Crítica | O Som Ao Redor
Se sobre qualquer coisa, o cinema de Kleber Mendonça é sobre o Brasil.
Encostado ao fundo de uma parede, é possível ver um quadro de “Jackie Brown”, filme de Quentin Tarantino que Kleber Mendonça Filho cita como sendo especial para seu próprio trabalho como cineasta. Em outra sequência, vemos dois personagens andando pelas ruínas de um antigo cinema. Perceber isso não é necessário para aproveitar “O Som Ao Redor”, mas faz parte importante da mistura heterogênea de conceitos que Kleber coloca em praticamente todas as suas obras.
Pintado como um retrato tão passageiro e aquém da vida no Recife, este é um filme que de certa forma se assemelha ao “Boyhood”, de Richard Linklater, caso o mesmo fosse infestado de analogias sociais tão impregnadas em cada diálogo que é como se compensassem pelo fato de, visualmente, a obra não fazer questão de ser mais do que uma filmagem sem filtros do cotidiano das pessoas que aborda. Mas o fato de estarem impregnadas também não significa que são óbvias, pois qualquer espectador menos propenso à estudar e analisar o que vê irá, certamente, se enfastiar, e acabar não mergulhando no profundo estudo de classe que Kleber proporciona.
Vemos uma dona de casa entediada com a rotina, que acha prazer tanto no vício em maconha como, literalmente, em uma máquina de lavar roupa; um casal de jovens que parece tratar o início de uma paixão com a mesma energia que o fim de um casamento por mais que pareçam compartilhar uma relação sincera; uma equipe de seguranças que passa o tempo descobrindo os traumas um do outro, pois o pesar entretêm mais que o ostracismo. Não há vilão, herói, não há nem trama propriamente dita, apenas pessoas vivendo suas vidas e por mais que você simpatize com algumas e seja induzido à desgostar de outras, Kleber é eficaz em tratá-los como humanos que, por mais simples que sejam, mostram a complexidade de uma espécie frequentemente transformada em caricatura no cinema.
Pegue o João de Gustavo Jahn, um jovem de bom coração que se vê encostado na vida graças às regalias do legado de sua família. Seu status não o impede de gostar tanto de sua empregada de longa data como de suas filhas e netas, insistindo que uma coloque o chinelo para não levar choque e pegando outra no colo em um simples ato de carinho, porém é vítima da própria complacência ao comparar um período de passeio na Alemanha, que envolveu trabalho, com o emprego noturno do filho desta mesma empregada. Não foi por mal, não há nenhuma hostilidade em sua voz, apenas uma alienação perante à bolha que vive.

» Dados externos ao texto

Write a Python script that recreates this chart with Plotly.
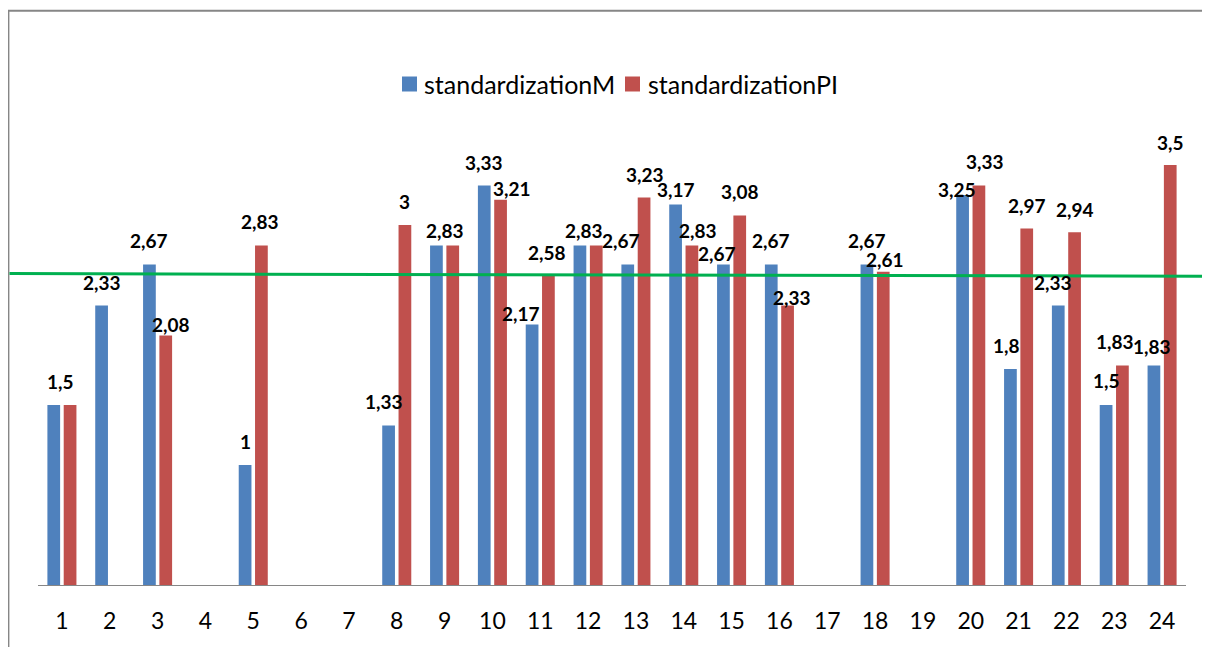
import plotly.graph_objects as go

# ---------------- data ----------------
categories = list(range(1, 25))
standardizationM = [1.5, 2.33, 2.67, None, 1, None, None, 1.33, 2.83, 3.33, 2.17, 2.83,
                    2.67, 3.17, 2.67, 2.67, None, 2.67, None, 3.25, 1.8, 2.33, 1.5, 1.83]
standardizationPI = [1.5, None, 2.08, None, 2.83, None, None, 3, 2.83, 3.21, 2.58, 2.83,
                     3.23, 2.83, 3.08, 2.33, None, 2.61, None, 3.33, 2.97, 2.94, 1.83, 3.5]
series_names = ["standardizationM", "standardizationPI"]
reference_line = [2.595, 2.573]   # green reference line (left end, right end)

# label placement (px offset from bar centre / px above bar top); None = label hidden
m_label_dx = [6.4, 0, -0.7, None, 0, None, None, -5, 9, -0.7, -11, 4.4,
              -7, 0, -6, 0, None, 0, None, -6, -4, -5, 0, -2]
m_label_dy = [23.3, 23.3, 24.3, None, 23.3, None, None, 24, 15, 23.3, 11.6, 15,
              24.3, 15, 11.6, 24.3, None, 24.3, None, 6, 23.3, 23.3, 25, 19]
pi_label_dx = [None, None, 5, None, -1, None, None, 0, None, 11, -1, None,
               0.7, 6.4, 0, 4.7, None, 2, None, 6.3, 0, 0, -7, 0]
pi_label_dy = [None, None, 10.7, None, 24, None, None, 23.6, None, 11.6, 23.3, None,
               23.4, 15, 24, 8.3, None, 12.7, None, 23.6, 22.7, 22.7, 24, 22.3]

# ---------------- layout constants ----------------
W, H = 1210, 647
OFF = 8                       # page body margin: screen px = figure px + OFF
ML, MR, MT, MB = 30, 32, 37, 70
plot_w = W - ML - MR
plot_h = H - MT - MB
BARGAP = 0.318
BARGROUPGAP = 0.22
slot_px = plot_w / len(categories) * (1 - BARGAP) / 2

BLUE = "#4F81BD"
RED = "#C0504D"
GRAY = "#868686"
GREEN = "#00B050"
FONT = "Lato"
colors = [BLUE, RED]


def fmt(v):
    return ("%g" % v).replace(".", ",")


# screen-pixel -> paper coordinates
def sx(px):
    return (px - OFF - ML) / plot_w


def sy(py):
    return (H - MB - (py - OFF)) / plot_h


fig = go.Figure()
for name, vals, col in zip(series_names, [standardizationM, standardizationPI], colors):
    fig.add_trace(go.Bar(x=categories, y=vals, name=name,
                         marker=dict(color=col, line=dict(width=0))))

annotations = []
for series, dxs, dys, side in [(standardizationM, m_label_dx, m_label_dy, -1),
                               (standardizationPI, pi_label_dx, pi_label_dy, 1)]:
    for c, v, dx, dy in zip(categories, series, dxs, dys):
        if v is None or dx is None:
            continue
        annotations.append(dict(
            x=c, y=v, xref="x", yref="y", text="<b>%s</b>" % fmt(v),
            showarrow=False, xanchor="center", yanchor="middle",
            xshift=side * slot_px / 2 + dx, yshift=dy,
            font=dict(family=FONT, size=19, color="black")))

# custom legend (square swatch + text)
legend_sq_left = [402, 625]
legend_text_left = [423, 647]
legend_cy = 84
shapes = []
for name, col, sql, txl in zip(series_names, colors, legend_sq_left, legend_text_left):
    shapes.append(dict(type="rect", xref="paper", yref="paper",
                       x0=sx(sql), x1=sx(sql + 15), y0=sy(legend_cy - 7.5), y1=sy(legend_cy + 7.5),
                       line=dict(width=0), fillcolor=col))
    annotations.append(dict(x=sx(txl), y=sy(legend_cy), xref="paper", yref="paper",
                            text=name, showarrow=False, xanchor="left", yanchor="middle",
                            borderpad=0,
                            font=dict(family=FONT, size=25, color="black")))

# frame and reference line
shapes += [
    dict(type="rect", xref="paper", yref="paper",
         x0=sx(8.4), x1=1.2, y0=-0.4, y1=sy(10.8),
         line=dict(color=GRAY, width=2), fillcolor="rgba(0,0,0,0)", layer="below"),
    dict(type="line", xref="paper", yref="y",
         x0=sx(9.5), x1=sx(1230), y0=reference_line[0], y1=reference_line[1],
         line=dict(color=GREEN, width=3)),
]

fig.update_layout(
    width=W, height=H,
    margin=dict(l=ML, r=MR, t=MT, b=MB),
    paper_bgcolor="white", plot_bgcolor="white",
    barmode="group", bargap=BARGAP, bargroupgap=BARGROUPGAP,
    showlegend=False,
    xaxis=dict(range=[0.5, 24.5], tickmode="array", tickvals=categories,
               ticktext=[str(c) for c in categories], automargin=False,
               showline=True, linecolor=GRAY, linewidth=1.3,
               ticks="outside", ticklen=15, tickcolor="rgba(0,0,0,0)",
               showgrid=False, zeroline=False,
               tickfont=dict(family=FONT, size=23, color="black")),
    yaxis=dict(range=[0, 4.5], visible=False, showgrid=False, zeroline=False,
               automargin=False),
    annotations=annotations,
    shapes=shapes,
)

fig.write_html("out.html")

Com um design de som digno de exploração contínua, que merece ser ouvido nas revisitas ao filme, o próprio título sugere o prazer e conforto que estas pessoa encontram nos mais diversos sons: a vibração da máquina de lavar, o ensurdecedor apito que faz o cachorro do vizinho parar de latir, o som das ondas, as próprias músicas que dois jovens comentam por não serem atuais e, logo, não serem de seu arredor. E se há falhas em um projeto tão experimental e singular é justamente por este não explorar ainda mais seus elementos sonoros.
Além disso, fins inexplicados à certas sub-tramas e a falta de uma série de conflitos, que o longa parecera sugerir, acabam fazendo dele algo que aposta demais em seus conceitos e de menos nas consequências que eles provocam. É difícil se esquecer de “O Som Ao Redor” por sua qualidade, mas é igualmente complicado ser marcado por ele pela forma como esta é.
Terminando com um momento emocionante e tenso, e que sugere que um outro filme iria dar início a partir dali, o primeiro grande trabalho de Kleber Mendonça nunca é tão impactante como poderia ser, mesmo que as reverberações de seus temas tendam a se alastrar na cabeça daqueles que abrirem os olhos, e os ouvidos, para sons não tão próximos de seus arredores.